For the records below, give the count of lines holding the word "this" and nothing more.

**Plotting code records**
[start]

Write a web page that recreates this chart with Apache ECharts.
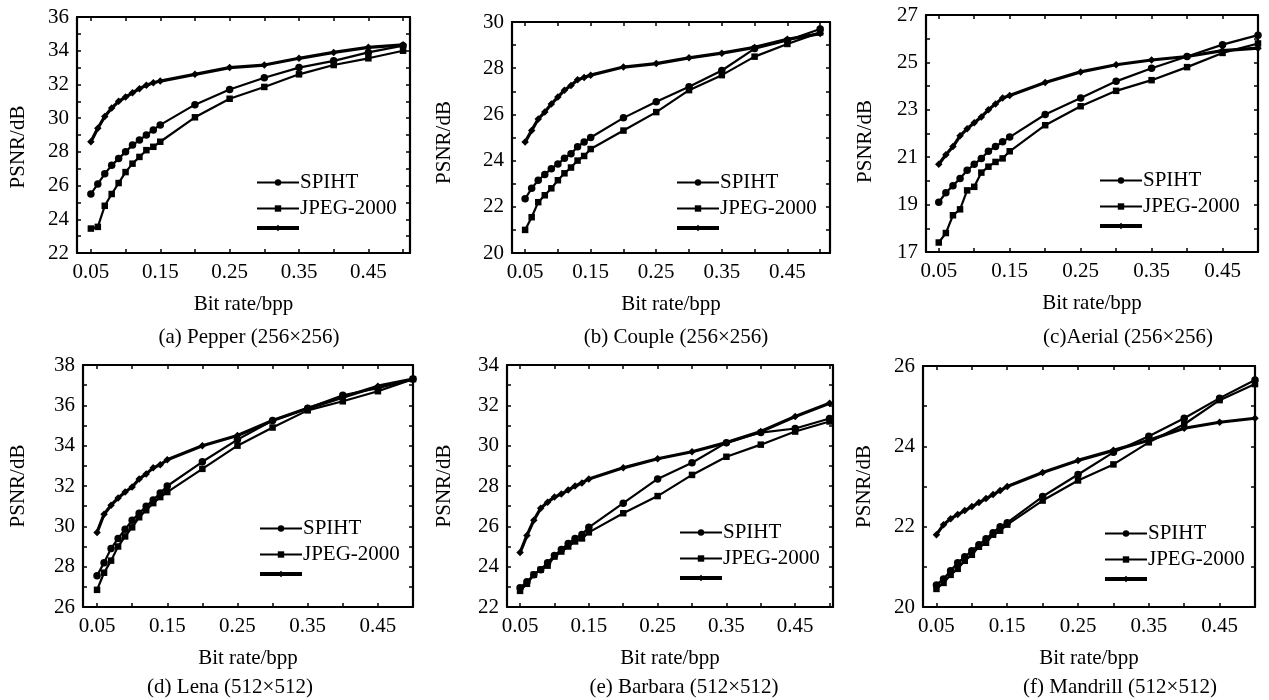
<!DOCTYPE html>
<html>
<head>
<meta charset="utf-8">
<script src="https://cdn.jsdelivr.net/npm/echarts@6/dist/echarts.min.js"></script>
<style>html,body{margin:0;padding:0;background:#fff;}#c{width:1269px;height:700px;}</style>
</head>
<body>
<div id="c"></div>
<script>
// ---- data ----
const bitRates = [0.05,0.06,0.07,0.08,0.09,0.10,0.11,0.12,0.13,0.14,0.15,0.20,0.25,0.30,0.35,0.40,0.45,0.50];
const xTickValues = [0.05,0.10,0.15,0.20,0.25,0.30,0.35,0.40,0.45,0.50];
const xLabelValues = [0.05,0.15,0.25,0.35,0.45];
const seriesNames = ['SPIHT','JPEG-2000','Proposed'];

const pepperSPIHT = [25.5,26.1,26.7,27.2,27.6,28.0,28.4,28.7,29.0,29.3,29.6,30.8,31.7,32.4,33.0,33.4,33.9,34.3];
const pepperJPEG  = [23.45,23.55,24.8,25.5,26.15,26.8,27.3,27.7,28.1,28.3,28.6,30.05,31.15,31.85,32.6,33.15,33.55,34.0];
const pepperProp  = [28.6,29.4,30.1,30.6,31.0,31.25,31.5,31.75,31.95,32.1,32.2,32.6,33.0,33.15,33.55,33.9,34.2,34.35];

const coupleSPIHT = [22.35,22.8,23.15,23.4,23.65,23.85,24.1,24.3,24.6,24.8,25.0,25.85,26.55,27.2,27.9,28.85,29.2,29.7];
const coupleJPEG  = [21.0,21.55,22.2,22.5,22.8,23.15,23.45,23.7,24.0,24.2,24.5,25.3,26.1,27.05,27.7,28.5,29.05,29.55];
const coupleProp  = [24.8,25.3,25.8,26.1,26.45,26.75,27.05,27.25,27.5,27.6,27.7,28.05,28.2,28.45,28.65,28.9,29.25,29.5];

const aerialSPIHT = [19.1,19.5,19.8,20.1,20.45,20.7,20.95,21.25,21.45,21.65,21.85,22.8,23.5,24.2,24.75,25.25,25.75,26.15];
const aerialJPEG  = [17.4,17.8,18.55,18.8,19.6,19.75,20.35,20.6,20.8,20.95,21.25,22.35,23.15,23.8,24.25,24.8,25.4,25.8];
const aerialProp  = [20.7,21.1,21.45,21.9,22.2,22.45,22.7,23.0,23.25,23.5,23.6,24.15,24.6,24.9,25.1,25.25,25.5,25.6];

const lenaSPIHT = [27.55,28.2,28.9,29.4,29.85,30.3,30.65,31.0,31.3,31.65,32.0,33.2,34.3,35.25,35.85,36.5,36.85,37.3];
const lenaJPEG  = [26.85,27.7,28.3,29.0,29.5,29.95,30.45,30.8,31.15,31.45,31.7,32.85,34.0,34.9,35.75,36.2,36.7,37.3];
const lenaProp  = [29.7,30.6,31.05,31.4,31.7,31.95,32.35,32.6,32.9,33.05,33.3,34.0,34.5,35.25,35.85,36.4,36.95,37.3];

const barbaraSPIHT = [22.95,23.25,23.6,23.85,24.2,24.55,24.85,25.15,25.4,25.6,25.95,27.15,28.35,29.15,30.15,30.65,30.85,31.35];
const barbaraJPEG  = [22.8,23.15,23.6,23.85,24.05,24.5,24.75,25.0,25.25,25.4,25.7,26.65,27.5,28.55,29.45,30.05,30.7,31.2];
const barbaraProp  = [24.7,25.55,26.3,26.9,27.2,27.45,27.6,27.8,28.0,28.15,28.35,28.9,29.35,29.7,30.15,30.7,31.45,32.1];

const mandrillSPIHT = [20.55,20.7,20.9,21.1,21.25,21.4,21.55,21.7,21.85,22.0,22.1,22.75,23.3,23.85,24.25,24.7,25.2,25.65];
const mandrillJPEG  = [20.45,20.6,20.8,20.95,21.15,21.3,21.5,21.6,21.8,21.9,22.05,22.65,23.15,23.55,24.1,24.55,25.15,25.55];
const mandrillProp  = [21.8,22.05,22.2,22.3,22.4,22.5,22.6,22.7,22.8,22.9,23.0,23.35,23.65,23.9,24.15,24.45,24.6,24.7];

const captions = ['(a) Pepper (256×256)','(b) Couple (256×256)','(c)Aerial (256×256)',
                  '(d) Lena (512×512)','(e) Barbara (512×512)','(f) Mandrill (512×512)'];
const yMins = [22,20,17,26,22,20];
const yMaxs = [36,30,27,38,34,26];
const panelSeries = [
  [pepperSPIHT,pepperJPEG,pepperProp],
  [coupleSPIHT,coupleJPEG,coupleProp],
  [aerialSPIHT,aerialJPEG,aerialProp],
  [lenaSPIHT,lenaJPEG,lenaProp],
  [barbaraSPIHT,barbaraJPEG,barbaraProp],
  [mandrillSPIHT,mandrillJPEG,mandrillProp]
];

// ---- layout ----
const FONT = 'Liberation Serif';
const layout = [
  {left:77, top:17, width:333, height:236, xmin:0.03, xmax:0.51, yGap:48, yPad:24, capX:249, capY:337, legL:255, legT:172},
  {left:512,top:22, width:318, height:231, xmin:0.03, xmax:0.515,yGap:57, yPad:10, capX:676, capY:337, legL:675, legT:172},
  {left:926,top:15, width:332, height:237, xmin:0.032,xmax:0.5, yGap:50, yPad:16, capX:1128,capY:337, legL:1098,legT:170},
  {left:83, top:365,width:330, height:242, xmin:0.03, xmax:0.5,  yGap:54, yPad:0,  capX:230, capY:687, legL:258, legT:518},
  {left:507,top:365,width:326, height:242, xmin:0.031,xmax:0.505,yGap:52, yPad:0,  capX:684, capY:687, legL:678, legT:522},
  {left:923,top:366,width:332, height:241, xmin:0.031,xmax:0.5,  yGap:48, yPad:0,  capX:1120,capY:687, legL:1103,legT:523}
];

const symbols = ['circle','rect','diamond'];
const widths = [2.2,2.2,3.2];

const grids=[], xAxes=[], yAxes=[], series=[], legends=[], graphics=[];
layout.forEach((L,i)=>{
  grids.push({left:L.left, top:L.top, width:L.width, height:L.height, containLabel:false});
  const lineS = {show:true, onZero:false, lineStyle:{color:'#000', width:2.2}};
  const tickS = {show:true, inside:true, length:4, lineStyle:{color:'#000', width:1.5}};
  xAxes.push({type:'value', gridIndex:i, position:'bottom', min:L.xmin, max:L.xmax,
    axisLine:lineS, splitLine:{show:false},
    axisTick:Object.assign({customValues:xTickValues}, tickS),
    axisLabel:{customValues:xLabelValues, formatter:v=>v.toFixed(2), color:'#000', fontFamily:FONT, fontSize:21, margin:9},
    name:'Bit rate/bpp', nameLocation:'middle', nameGap:41,
    nameTextStyle:{color:'#000', fontFamily:FONT, fontSize:21}});
  xAxes.push({type:'value', gridIndex:i, position:'top', min:L.xmin, max:L.xmax,
    axisLine:lineS, splitLine:{show:false},
    axisTick:Object.assign({customValues:xTickValues}, tickS),
    axisLabel:{show:false}});
  const ymin = yMins[i];
  yAxes.push({type:'value', gridIndex:i, position:'left', min:ymin, max:yMaxs[i], interval:1,
    axisLine:lineS, splitLine:{show:false}, axisTick:tickS,
    axisLabel:{formatter:v=>((v-ymin)%2===0? String(v):''), color:'#000', fontFamily:FONT, fontSize:21, margin:8},
    name:'PSNR/dB', nameLocation:'middle', nameGap:L.yGap, nameRotate:90,
    nameTextStyle:{color:'#000', fontFamily:FONT, fontSize:21, padding:[0,L.yPad,0,0]}});
  yAxes.push({type:'value', gridIndex:i, position:'right', min:ymin, max:yMaxs[i], interval:1,
    axisLine:lineS, splitLine:{show:false}, axisTick:tickS, axisLabel:{show:false}});
  panelSeries[i].forEach((vals,k)=>{
    series.push({type:'line', name:seriesNames[k], xAxisIndex:2*i, yAxisIndex:2*i,
      data:bitRates.map((x,j)=>[x, vals[j]]),
      symbol:symbols[k], symbolSize:k===1?6.5:7.5, showSymbol:true,
      lineStyle:{color:'#000', width:widths[k]}, itemStyle:{color:'#000'},
      emphasis:{disabled:true}, animation:false, z:3-k});
  });
  legends.push({
    data:[{name:'SPIHT', lineStyle:{width:2}}, {name:'JPEG-2000', lineStyle:{width:2}}, {name:'Proposed', lineStyle:{width:4}}],
    orient:'vertical', left:L.legL, top:L.legT, padding:0,
    itemWidth:42, itemHeight:8, itemGap:5, selectedMode:false,
    formatter:n=>(n==='Proposed'?'':n),
    textStyle:{color:'#000', fontFamily:FONT, fontSize:21, padding:[0,0,0,-4]}});
  graphics.push({type:'text', x:L.capX, y:L.capY,
    style:{text:captions[i], fill:'#000', font:'21px "Liberation Serif"', textAlign:'center', textVerticalAlign:'middle'}});
});

const chart = echarts.init(document.getElementById('c'), null, {renderer:'canvas'});
chart.setOption({
  backgroundColor:'#fff', animation:false,
  grid:grids, xAxis:xAxes, yAxis:yAxes, series:series, legend:legends, graphic:graphics
});
</script>
</body>
</html>
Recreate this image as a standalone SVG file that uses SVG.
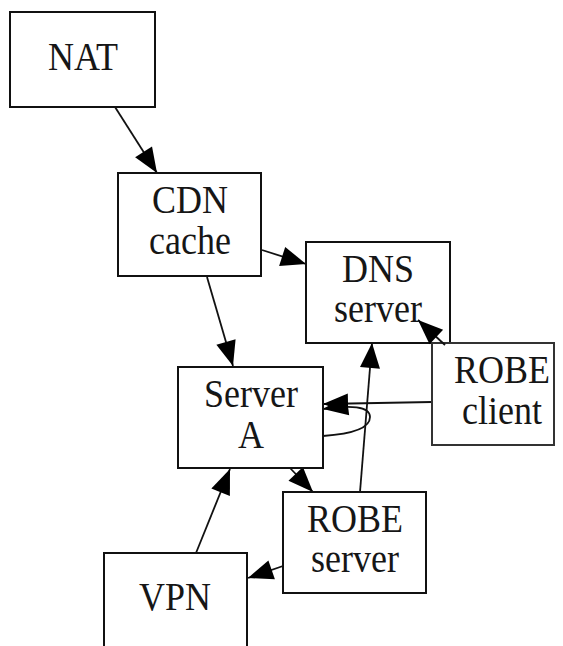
<svg xmlns="http://www.w3.org/2000/svg" width="563" height="646" viewBox="0 0 563 646">
<style>
.box{fill:#fff;stroke:#111;stroke-width:2}
.lbl{font-family:"Liberation Serif","Times New Roman",serif;font-size:36px;fill:#161616;text-anchor:middle}
.edge{fill:none;stroke:#111;stroke-width:1.8}
</style>
<defs>
<marker id="ah" markerUnits="userSpaceOnUse" markerWidth="28" markerHeight="22" refX="25" refY="10" orient="auto" overflow="visible">
<path d="M0,0 L25,10 L0,20 z" fill="#000"/>
</marker>
</defs>
<rect width="563" height="646" fill="#fff"/>
<g id="edges">
<line class="edge" x1="115" y1="107" x2="157" y2="173" marker-end="url(#ah)"/>
<line class="edge" x1="262" y1="250" x2="306" y2="264" marker-end="url(#ah)"/>
<line class="edge" x1="207" y1="277" x2="233" y2="366" marker-end="url(#ah)"/>
<line class="edge" x1="360" y1="492" x2="372" y2="343" marker-end="url(#ah)"/>
<line class="edge" x1="432" y1="402" x2="323" y2="404" marker-end="url(#ah)"/>
<path class="edge" d="M323,436 C352,434 370,428 370,417 C370,406 350,405 323,409" marker-end="url(#ah)"/>
<line class="edge" x1="196" y1="553" x2="230" y2="469" marker-end="url(#ah)"/>
<line class="edge" x1="290" y1="468" x2="313" y2="492" marker-end="url(#ah)"/>
<line class="edge" x1="283" y1="566" x2="248" y2="578" marker-end="url(#ah)"/>
</g>
<g id="NAT">
<rect class="box" x="10" y="12" width="145" height="95"/>
<text class="lbl" transform="translate(83,70) scale(1,1.1)">NAT</text>
</g>
<g id="CDN">
<rect class="box" x="118" y="173" width="143" height="103"/>
<text class="lbl" transform="translate(190,213) scale(1,1.1)">CDN</text>
<text class="lbl" transform="translate(190,254) scale(1,1.1)">cache</text>
</g>
<g id="DNS">
<rect class="box" x="306" y="242" width="144" height="101"/>
<text class="lbl" transform="translate(378,282) scale(1,1.1)">DNS</text>
<text class="lbl" transform="translate(378,322) scale(1,1.1)">server</text>
</g>
<g id="ServerA">
<rect class="box" x="178" y="367" width="145" height="101"/>
<text class="lbl" transform="translate(251,407) scale(1,1.1)">Server</text>
<text class="lbl" transform="translate(251,448) scale(1,1.1)">A</text>
</g>
<g id="ROBEclient">
<rect class="box" x="432" y="343" width="122" height="102" style="stroke:#333"/>
<text class="lbl" transform="translate(502,383) scale(1,1.1)">ROBE</text>
<text class="lbl" transform="translate(502,424) scale(1,1.1)">client</text>
</g>
<g id="ROBEserver">
<rect class="box" x="283" y="492" width="143" height="101"/>
<text class="lbl" transform="translate(355,532) scale(1,1.1)">ROBE</text>
<text class="lbl" transform="translate(355,572) scale(1,1.1)">server</text>
</g>
<g id="VPN">
<rect class="box" x="104" y="553" width="143" height="100"/>
<text class="lbl" transform="translate(175,610) scale(1,1.1)">VPN</text>
</g>
<g id="edges-over">
<path d="M445,345 L418,320" class="edge" marker-end="url(#ah)"/>
</g>
</svg>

[end]

**Result below**
2